At age 91, Evelyn Weeks, reflects on her love of service and giving to others, qualities that have kept her alive to enjoy this ripe old age.

The Sangre Grande, Trinidad & Tobago native, says, “I love people, and I love the Lord with all my heart and soul.”

Weeks recalls enduring a hard life, nevertheless, she has fond memories, like the days when she walked to the woods to collect dry branches for the fireside and mud oven.

She enjoyed cutting grass to feed the animals, and learned to wash and iron to help in the house. These skills served her later in life as she earned a living as a domestic worker that helped cared for her children. Evelyn is a long-standing member of the Jerusalem Baptist Church, in Brooklyn.
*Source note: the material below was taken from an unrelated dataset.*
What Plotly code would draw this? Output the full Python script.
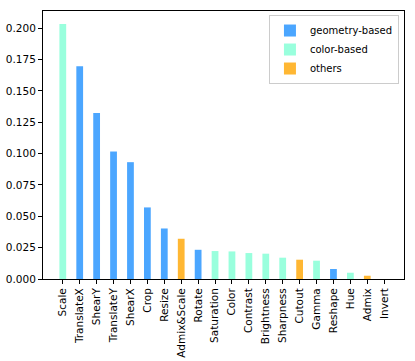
import plotly.graph_objects as go

# --- data ---
categories = ['Scale', 'TranslateX', 'ShearY', 'TranslateY', 'ShearX', 'Crop', 'Resize',
              'Admix&Scale', 'Rotate', 'Saturation', 'Color', 'Contrast', 'Brightness',
              'Sharpness', 'Cutout', 'Gamma', 'Reshape', 'Hue', 'Admix', 'Invert']
values = [0.2034, 0.1697, 0.1325, 0.1017, 0.0932, 0.0571, 0.0403,
          0.0321, 0.0233, 0.0223, 0.0220, 0.0207, 0.0202,
          0.0170, 0.0154, 0.0146, 0.0080, 0.0050, 0.0026, 0.0]
groups = ['color', 'geometry', 'geometry', 'geometry', 'geometry', 'geometry', 'geometry',
          'others', 'geometry', 'color', 'color', 'color', 'color',
          'color', 'others', 'color', 'geometry', 'color', 'others', 'color']
y_ticks = [0.0, 0.025, 0.05, 0.075, 0.1, 0.125, 0.15, 0.175, 0.2]

group_names = {'geometry': 'geometry-based', 'color': 'color-based', 'others': 'others'}
group_colors = {'geometry': '#4ba6ff', 'color': '#99ffdd', 'others': '#ffb733'}

fig = go.Figure()
for g in ['geometry', 'color', 'others']:
    idx = [i for i, gg in enumerate(groups) if gg == g]
    fig.add_trace(go.Bar(
        x=idx,
        y=[values[i] for i in idx],
        name=group_names[g],
        marker=dict(color=group_colors[g], line=dict(width=0)),
        width=0.4,
    ))

fig.update_layout(
    width=415, height=361,
    margin=dict(l=43, r=11, t=11, b=82),
    paper_bgcolor='white', plot_bgcolor='white',
    barmode='overlay',
    font=dict(family='DejaVu Sans', size=10, color='black'),
    showlegend=True,
    legend=dict(x=0.986, y=0.985, xanchor='right', yanchor='top',
                bordercolor='#cccccc', borderwidth=1, bgcolor='rgba(255,255,255,0.8)',
                font=dict(size=10), tracegroupgap=0, itemwidth=30),
)
fig.update_xaxes(
    range=[-1.17, 20.17], automargin=False,
    tickmode='array', tickvals=list(range(len(categories))), ticktext=categories,
    tickangle=-90, ticks='outside', ticklen=4, tickcolor='black',
    tickfont=dict(size=10.5),
    showline=True, linecolor='black', linewidth=1, mirror=True,
    showgrid=False, zeroline=False,
)
fig.update_yaxes(
    range=[0, 0.2138], automargin=False,
    tickmode='array', tickvals=y_ticks, ticktext=['%.3f' % t for t in y_ticks],
    ticks='outside', ticklen=4, tickcolor='black',
    tickfont=dict(size=10.5),
    showline=True, linecolor='black', linewidth=1, mirror=True,
    showgrid=False, zeroline=False,
)

# drop the browser's default 8px body margin so the figure fills the window
fig.write_html("out.html",
               config={'displayModeBar': False},
               post_script="document.body.style.margin='0';document.body.style.overflow='hidden';")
The mother of four children, nine grand children and six great-grandchildren, she encourages young people to always do what is right and pleasing in the sight of God.

Eighty-seven-year-old Samuel Charles is bishop and the overseer at the Mt. Tabor Spiritual Baptist Church in East New York.

The Trinidad and Tobago native who worked as a painter and security officer for 25 years in the United States describes his early life as wonderful. He played bat & ball in the streets of his homeland Trinidad & Tobago, and became known as a good all-rounder.

Along with his siblings, his day started at 5 am for a four-mile walk to fetch bottles for his mother’s parlor, before walking another mile to attend the Canadian Mission Primary School.

His mantra: “Never use the word old. “I say I am seasoned. Bible says that anything that is old needs to be thrown out. I am not ready to be thrown out so I never refer to myself as old.” He advises that on the way to becoming “seasoned” it’s important to love purely and have fun. “It’s not how long you live; but how well you live,” said the father of nine grandchildren, six great grandchildren.

A mother to five children, 11 grandchildren, and seven great-grand children, Marjorie Joseph, 82 who retired from the General Post Office of Port of Spain, after 34 years, enjoyed her life growing up in Sangre Grande.

The walk to school was only about 10 minutes for Joseph. But she enjoyed every minute of it. An only child, she had many chores to attend to before going to school at St. Francis R.C. Primary.

Having peace of mind and eating good, fresh food, are two secrets she offers up as a way of living long.

The delightful elders received, “You Are A Shining Star” award from Yesterday’s Children, Director, Glenda Cadogan for their outstanding contribute to their communities.

Additionally, they received, the Carib News Front Page Award, and Portrait Pictures by Photographer, Dar Riser. Certificates of merit, and flowers, courtesy Plaza Florist / Trinbago Express Shippers were also presented to the honorees.

Cadogan, reflected on the past nine years, and looked towards her 10th anniversary in 2020, noting that God never gives you the vision without supplying the provision, before thanking Colin Winter, Shirma Cadogan, Michelle Young, Gail Yvette David, Danella Abbey, Mark Bishop, B. Nandi Jacob, Jaael Cudjoe, and Khali Keyi, for making her dream possible.

Tracey Leacock and Sonia Daly hosted the event while Shirma Cadogan delivered blessings.

Sybil Teresa Smith, and son, prominent Guyanese-American fashion designer, Roger Gary.